In its Q3’15 results, management of Halliburton (ticker: HAL) was more upbeat about a market recovery than its competitor Schlumberger (ticker: SLB), but warned market difficulties are likely to continue through at least the remainder of 2015.
“Looking ahead to the fourth quarter, visibility is murky at best,” said Dave Lesar, Chief Executive Officer of Halliburton, in a conference call following the release. “Based on current feedback, we believe most operators have exhausted their 2015 budgets and will take extended breaks starting as early as Thanksgiving. Therefore, activity levels could drop substantially in the last five weeks of the year.”
Lesar did offer some signs of optimism, but stressed that the lack of near-term visibility is unlike anything he has seen in his 22 years of business experience. He explained current prices are “clearly unsustainable, but, as we have been saying all along, pricing cannot stabilize until activity stabilizes.” Although he stopped shy of calling the exact shape of the recovery, Lesar and the HAL board believes an upswing is in the cards. “The longer [the recovery] takes, the sharper it will be,” said Lesar, adding that the dynamics of the North American market position itself to offer the greatest upside in a renewed oil price environment.
Lesar’s Recovery Scenario: Slow Ramp-Up Beginning in January, Picking Up Speed in 2H2016
Lesar believes the market reaction following OPEC’s status quo decision last November could generate an opposite reaction this year, as the drilling slowdown may overcorrect itself. He explains: “The first quarter could end up being a mirror-image of the fourth quarter. So, just as the fourth quarter is facing a steep drop-off post-Thanksgiving, we expect to see a slow ramp-up beginning in January and improving from there, suggesting that the first quarter could be the bottom of this cycle. If you pull back and look at the full year 2016 and compare it to 2015, you could envision a similar mirror-image, directionally a slow start and then perhaps picking up speed in the second half of the year.”
Rig counts are at five year lows and HAL believes there is further room to fall. Q4’15 horizontal rig counts may be 15% to 20% lower than Q3’15 numbers, which would push active rigs to as low as nearly 700 overall. Raymond James & Associates believes U.S. rigs could fall below the 600 threshold by mid-2016.
Jeff Miller, President of Halliburton, believes profitability margins could reach high single margins in 2016 and 2017 as activity accelerates. The uncompleted well count, which he said is “arguably deferred revenue,” may become uncoupled from the rig count and can add additional fuel to a recovery market.
Market redeterminations could also impact the near-term recovery, as Lesar said some banks are reaffirming borrowing bases as a “kick the can down the road” approach. “That really just pushes the day of reckoning into sort of the first quarter of next year,” he said. “But the reality is that the strong customers are going to survive, they’re going to have money, and they’re going to drill at some point next year.”
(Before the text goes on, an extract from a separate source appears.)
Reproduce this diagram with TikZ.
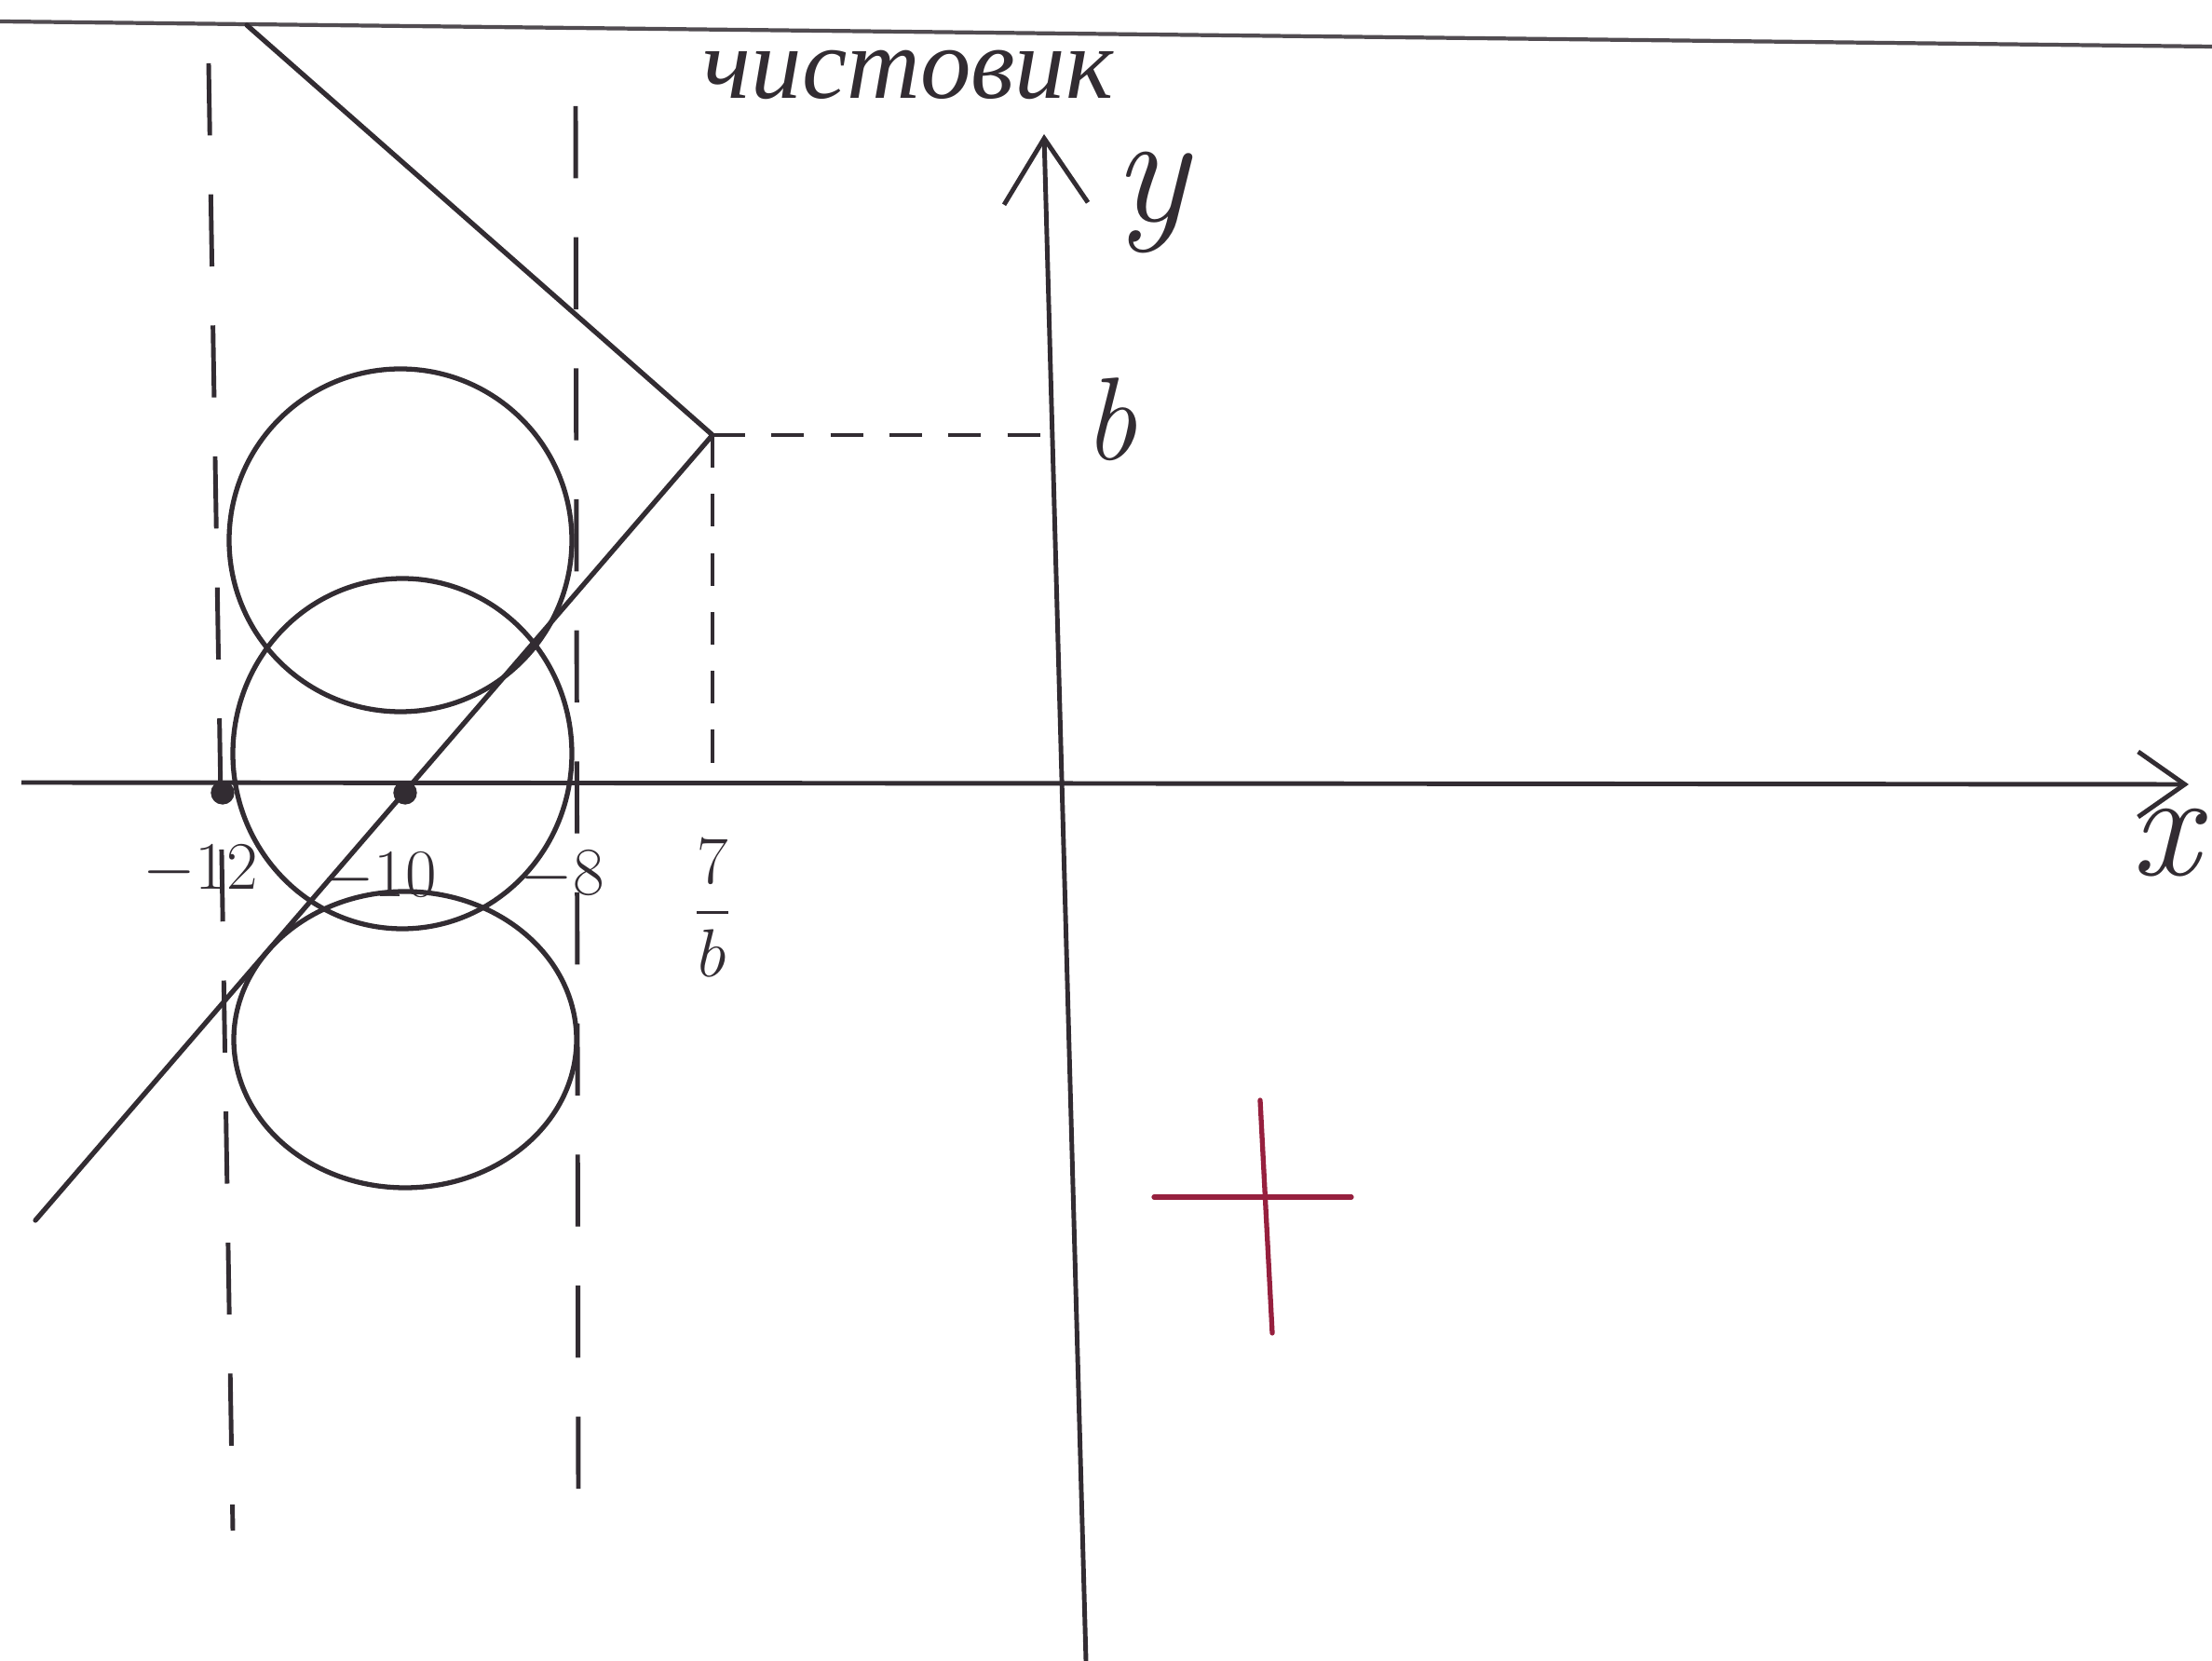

Halliburton and Its Q4’15 Forecast
In relation to the market slowdown, HAL reduced its 2015 capital budget to $2.4 billion from $2.6 billion, marking an 8% decrease and a 27% decrease compared to 2014. Revenue and margins are expected to be relatively flat for the remainder of the year. Revenue for the first nine months of 2015 is 23% below 2014, and the company is currently operating at a loss for fiscal 2015 after returning profits of $4.11 per share in fiscal 2014.
The company still targets closing its $34.6 billion acquisition of Baker Hughes (ticker: BHI) by year-end 2015, but moving into 2016 is a possibility allowed under the merger agreement. The combined company still expects to realize $2 billion in synergies and continues to market selected parts of the business that would pose antitrust barriers. In March, the entity believed it could end up selling as much as $10 billion in assets. About $3.5 billion has been sold to date, and several other businesses are up for sale, including expandable liner hangers and numerous other well completion, servicing and monitoring systems.
HAL continues to collaborate with its E&P counterparts, seeking ways to provide the best returns in the current environment. HAL has been forced to take extreme measures to cope with the new commodity playing field (it has laid off 21% of its workforce in the past year), but optimism remains that prices will recover sooner than later. “Even if I don’t like that service pricing, it is there,” said Lesar. “It’s a fact of the market, and this is a long-term game we’re in. These are long-term customers we have. We typically make good money from them in good times, and I’m not going to walk away from them in the kind of times we’re in today, because it’ll pay off in the long run.”